- MATERIAL
┄┄┄┄┄┄
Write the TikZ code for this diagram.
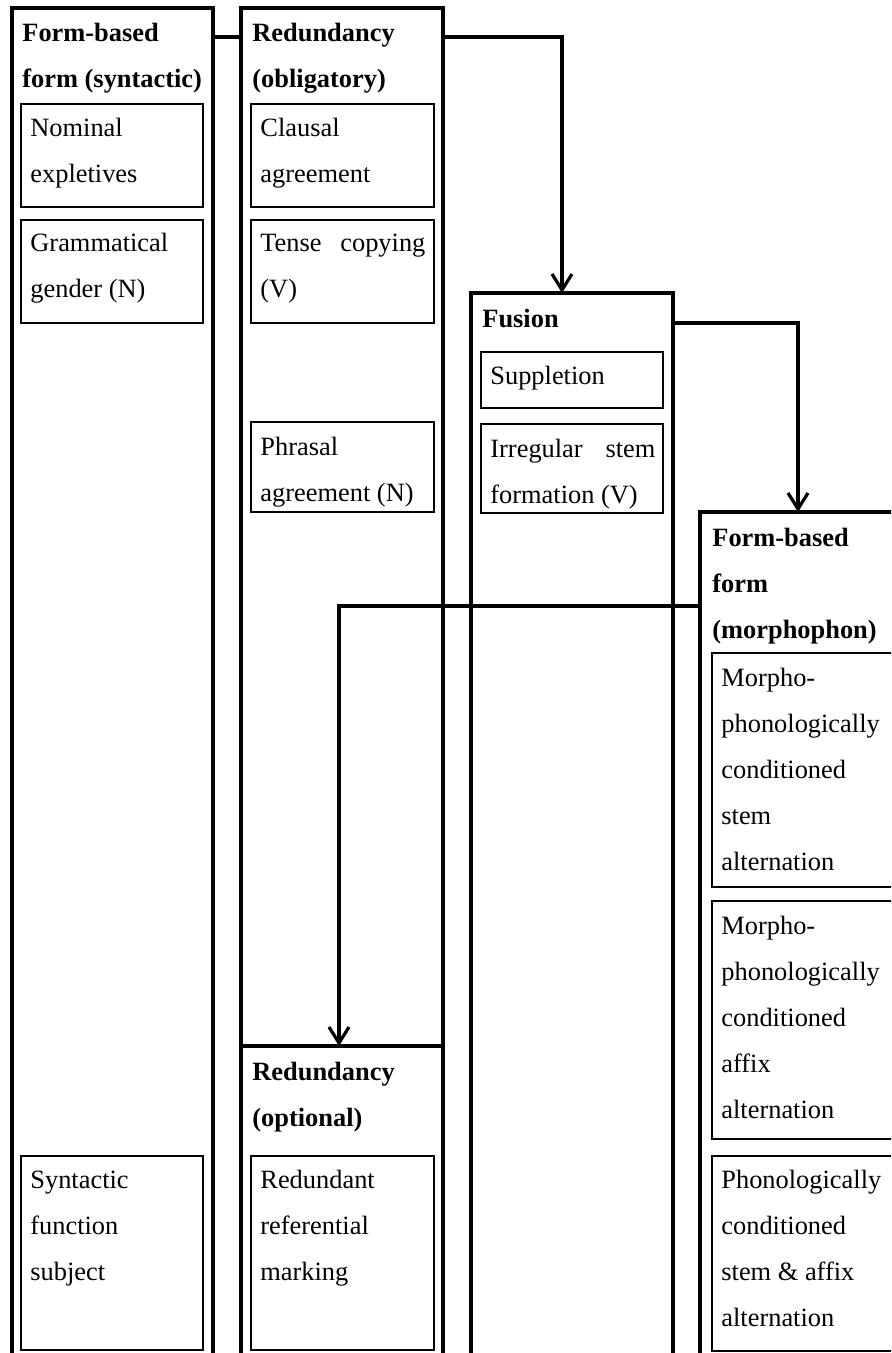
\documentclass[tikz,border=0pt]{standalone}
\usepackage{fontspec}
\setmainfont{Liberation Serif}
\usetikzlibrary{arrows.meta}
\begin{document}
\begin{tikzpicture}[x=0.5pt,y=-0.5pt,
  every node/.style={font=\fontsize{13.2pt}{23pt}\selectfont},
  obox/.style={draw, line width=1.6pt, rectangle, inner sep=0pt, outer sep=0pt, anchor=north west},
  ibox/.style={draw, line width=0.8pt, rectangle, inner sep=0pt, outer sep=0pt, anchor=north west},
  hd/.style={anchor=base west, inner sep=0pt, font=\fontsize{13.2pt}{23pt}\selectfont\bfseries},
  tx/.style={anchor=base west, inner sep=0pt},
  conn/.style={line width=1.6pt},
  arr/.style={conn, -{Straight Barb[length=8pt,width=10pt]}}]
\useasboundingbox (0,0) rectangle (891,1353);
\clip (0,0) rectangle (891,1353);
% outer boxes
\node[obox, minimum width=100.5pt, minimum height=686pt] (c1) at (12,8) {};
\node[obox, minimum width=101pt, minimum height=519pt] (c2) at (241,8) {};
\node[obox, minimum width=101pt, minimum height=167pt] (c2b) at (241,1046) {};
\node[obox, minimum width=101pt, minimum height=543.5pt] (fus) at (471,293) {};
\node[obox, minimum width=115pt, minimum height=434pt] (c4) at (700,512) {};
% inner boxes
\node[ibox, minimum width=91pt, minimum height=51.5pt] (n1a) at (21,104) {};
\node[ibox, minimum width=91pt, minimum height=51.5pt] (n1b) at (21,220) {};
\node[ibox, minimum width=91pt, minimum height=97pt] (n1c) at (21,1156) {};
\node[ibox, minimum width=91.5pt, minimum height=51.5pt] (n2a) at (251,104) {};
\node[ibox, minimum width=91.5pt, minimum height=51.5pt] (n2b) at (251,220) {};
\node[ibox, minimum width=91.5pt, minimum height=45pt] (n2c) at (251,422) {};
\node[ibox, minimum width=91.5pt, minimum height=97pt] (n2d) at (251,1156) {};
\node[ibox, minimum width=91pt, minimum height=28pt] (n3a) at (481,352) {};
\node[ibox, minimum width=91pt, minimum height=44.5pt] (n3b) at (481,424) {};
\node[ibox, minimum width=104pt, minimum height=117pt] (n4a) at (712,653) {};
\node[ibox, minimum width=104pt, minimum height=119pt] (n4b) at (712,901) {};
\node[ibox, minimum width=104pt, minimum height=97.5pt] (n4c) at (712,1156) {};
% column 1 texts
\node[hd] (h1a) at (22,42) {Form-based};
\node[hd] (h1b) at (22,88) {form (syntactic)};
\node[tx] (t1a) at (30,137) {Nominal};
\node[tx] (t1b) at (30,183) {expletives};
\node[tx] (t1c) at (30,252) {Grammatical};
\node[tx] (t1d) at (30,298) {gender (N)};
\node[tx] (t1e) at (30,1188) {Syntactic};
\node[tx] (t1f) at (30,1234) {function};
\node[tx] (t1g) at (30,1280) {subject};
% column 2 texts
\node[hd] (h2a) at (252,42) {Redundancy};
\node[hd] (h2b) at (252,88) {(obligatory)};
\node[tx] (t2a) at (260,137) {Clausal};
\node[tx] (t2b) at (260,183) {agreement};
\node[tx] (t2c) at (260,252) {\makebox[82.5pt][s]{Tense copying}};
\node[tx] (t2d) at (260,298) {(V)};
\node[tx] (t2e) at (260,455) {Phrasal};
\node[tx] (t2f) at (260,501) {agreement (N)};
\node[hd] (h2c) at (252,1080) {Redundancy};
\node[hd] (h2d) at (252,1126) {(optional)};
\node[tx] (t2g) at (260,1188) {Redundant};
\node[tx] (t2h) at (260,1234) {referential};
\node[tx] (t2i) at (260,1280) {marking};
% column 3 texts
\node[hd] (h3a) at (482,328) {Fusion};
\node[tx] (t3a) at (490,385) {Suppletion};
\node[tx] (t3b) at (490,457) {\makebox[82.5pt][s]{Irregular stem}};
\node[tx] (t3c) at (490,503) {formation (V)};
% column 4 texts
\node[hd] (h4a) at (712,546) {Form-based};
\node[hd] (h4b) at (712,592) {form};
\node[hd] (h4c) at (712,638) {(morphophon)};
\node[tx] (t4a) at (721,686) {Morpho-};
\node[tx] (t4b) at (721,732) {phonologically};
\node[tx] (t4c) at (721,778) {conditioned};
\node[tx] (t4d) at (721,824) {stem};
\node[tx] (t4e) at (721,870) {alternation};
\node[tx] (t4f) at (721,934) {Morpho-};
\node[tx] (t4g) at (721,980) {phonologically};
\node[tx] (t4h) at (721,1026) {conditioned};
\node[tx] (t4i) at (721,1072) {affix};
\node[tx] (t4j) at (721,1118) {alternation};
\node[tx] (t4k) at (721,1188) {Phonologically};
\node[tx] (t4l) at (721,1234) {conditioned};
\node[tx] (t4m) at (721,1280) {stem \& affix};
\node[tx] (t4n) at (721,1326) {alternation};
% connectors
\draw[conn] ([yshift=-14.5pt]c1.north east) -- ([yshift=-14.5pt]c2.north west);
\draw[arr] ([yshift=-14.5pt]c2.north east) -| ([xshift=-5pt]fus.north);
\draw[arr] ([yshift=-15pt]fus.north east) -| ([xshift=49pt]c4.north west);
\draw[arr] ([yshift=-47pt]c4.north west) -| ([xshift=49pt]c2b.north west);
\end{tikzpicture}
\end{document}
┄┄┄┄┄┄
- SET TASK
Each line above is to be copied verbatim. Drop any image from the copy.

- REPLY TO THE TASK
Write the TikZ code for this diagram.
\documentclass[tikz,border=0pt]{standalone}
\usepackage{fontspec}
\setmainfont{Liberation Serif}
\usetikzlibrary{arrows.meta}
\begin{document}
\begin{tikzpicture}[x=0.5pt,y=-0.5pt,
  every node/.style={font=\fontsize{13.2pt}{23pt}\selectfont},
  obox/.style={draw, line width=1.6pt, rectangle, inner sep=0pt, outer sep=0pt, anchor=north west},
  ibox/.style={draw, line width=0.8pt, rectangle, inner sep=0pt, outer sep=0pt, anchor=north west},
  hd/.style={anchor=base west, inner sep=0pt, font=\fontsize{13.2pt}{23pt}\selectfont\bfseries},
  tx/.style={anchor=base west, inner sep=0pt},
  conn/.style={line width=1.6pt},
  arr/.style={conn, -{Straight Barb[length=8pt,width=10pt]}}]
\useasboundingbox (0,0) rectangle (891,1353);
\clip (0,0) rectangle (891,1353);
% outer boxes
\node[obox, minimum width=100.5pt, minimum height=686pt] (c1) at (12,8) {};
\node[obox, minimum width=101pt, minimum height=519pt] (c2) at (241,8) {};
\node[obox, minimum width=101pt, minimum height=167pt] (c2b) at (241,1046) {};
\node[obox, minimum width=101pt, minimum height=543.5pt] (fus) at (471,293) {};
\node[obox, minimum width=115pt, minimum height=434pt] (c4) at (700,512) {};
% inner boxes
\node[ibox, minimum width=91pt, minimum height=51.5pt] (n1a) at (21,104) {};
\node[ibox, minimum width=91pt, minimum height=51.5pt] (n1b) at (21,220) {};
\node[ibox, minimum width=91pt, minimum height=97pt] (n1c) at (21,1156) {};
\node[ibox, minimum width=91.5pt, minimum height=51.5pt] (n2a) at (251,104) {};
\node[ibox, minimum width=91.5pt, minimum height=51.5pt] (n2b) at (251,220) {};
\node[ibox, minimum width=91.5pt, minimum height=45pt] (n2c) at (251,422) {};
\node[ibox, minimum width=91.5pt, minimum height=97pt] (n2d) at (251,1156) {};
\node[ibox, minimum width=91pt, minimum height=28pt] (n3a) at (481,352) {};
\node[ibox, minimum width=91pt, minimum height=44.5pt] (n3b) at (481,424) {};
\node[ibox, minimum width=104pt, minimum height=117pt] (n4a) at (712,653) {};
\node[ibox, minimum width=104pt, minimum height=119pt] (n4b) at (712,901) {};
\node[ibox, minimum width=104pt, minimum height=97.5pt] (n4c) at (712,1156) {};
% column 1 texts
\node[hd] (h1a) at (22,42) {Form-based};
\node[hd] (h1b) at (22,88) {form (syntactic)};
\node[tx] (t1a) at (30,137) {Nominal};
\node[tx] (t1b) at (30,183) {expletives};
\node[tx] (t1c) at (30,252) {Grammatical};
\node[tx] (t1d) at (30,298) {gender (N)};
\node[tx] (t1e) at (30,1188) {Syntactic};
\node[tx] (t1f) at (30,1234) {function};
\node[tx] (t1g) at (30,1280) {subject};
% column 2 texts
\node[hd] (h2a) at (252,42) {Redundancy};
\node[hd] (h2b) at (252,88) {(obligatory)};
\node[tx] (t2a) at (260,137) {Clausal};
\node[tx] (t2b) at (260,183) {agreement};
\node[tx] (t2c) at (260,252) {\makebox[82.5pt][s]{Tense copying}};
\node[tx] (t2d) at (260,298) {(V)};
\node[tx] (t2e) at (260,455) {Phrasal};
\node[tx] (t2f) at (260,501) {agreement (N)};
\node[hd] (h2c) at (252,1080) {Redundancy};
\node[hd] (h2d) at (252,1126) {(optional)};
\node[tx] (t2g) at (260,1188) {Redundant};
\node[tx] (t2h) at (260,1234) {referential};
\node[tx] (t2i) at (260,1280) {marking};
% column 3 texts
\node[hd] (h3a) at (482,328) {Fusion};
\node[tx] (t3a) at (490,385) {Suppletion};
\node[tx] (t3b) at (490,457) {\makebox[82.5pt][s]{Irregular stem}};
\node[tx] (t3c) at (490,503) {formation (V)};
% column 4 texts
\node[hd] (h4a) at (712,546) {Form-based};
\node[hd] (h4b) at (712,592) {form};
\node[hd] (h4c) at (712,638) {(morphophon)};
\node[tx] (t4a) at (721,686) {Morpho-};
\node[tx] (t4b) at (721,732) {phonologically};
\node[tx] (t4c) at (721,778) {conditioned};
\node[tx] (t4d) at (721,824) {stem};
\node[tx] (t4e) at (721,870) {alternation};
\node[tx] (t4f) at (721,934) {Morpho-};
\node[tx] (t4g) at (721,980) {phonologically};
\node[tx] (t4h) at (721,1026) {conditioned};
\node[tx] (t4i) at (721,1072) {affix};
\node[tx] (t4j) at (721,1118) {alternation};
\node[tx] (t4k) at (721,1188) {Phonologically};
\node[tx] (t4l) at (721,1234) {conditioned};
\node[tx] (t4m) at (721,1280) {stem \& affix};
\node[tx] (t4n) at (721,1326) {alternation};
% connectors
\draw[conn] ([yshift=-14.5pt]c1.north east) -- ([yshift=-14.5pt]c2.north west);
\draw[arr] ([yshift=-14.5pt]c2.north east) -| ([xshift=-5pt]fus.north);
\draw[arr] ([yshift=-15pt]fus.north east) -| ([xshift=49pt]c4.north west);
\draw[arr] ([yshift=-47pt]c4.north west) -| ([xshift=49pt]c2b.north west);
\end{tikzpicture}
\end{document}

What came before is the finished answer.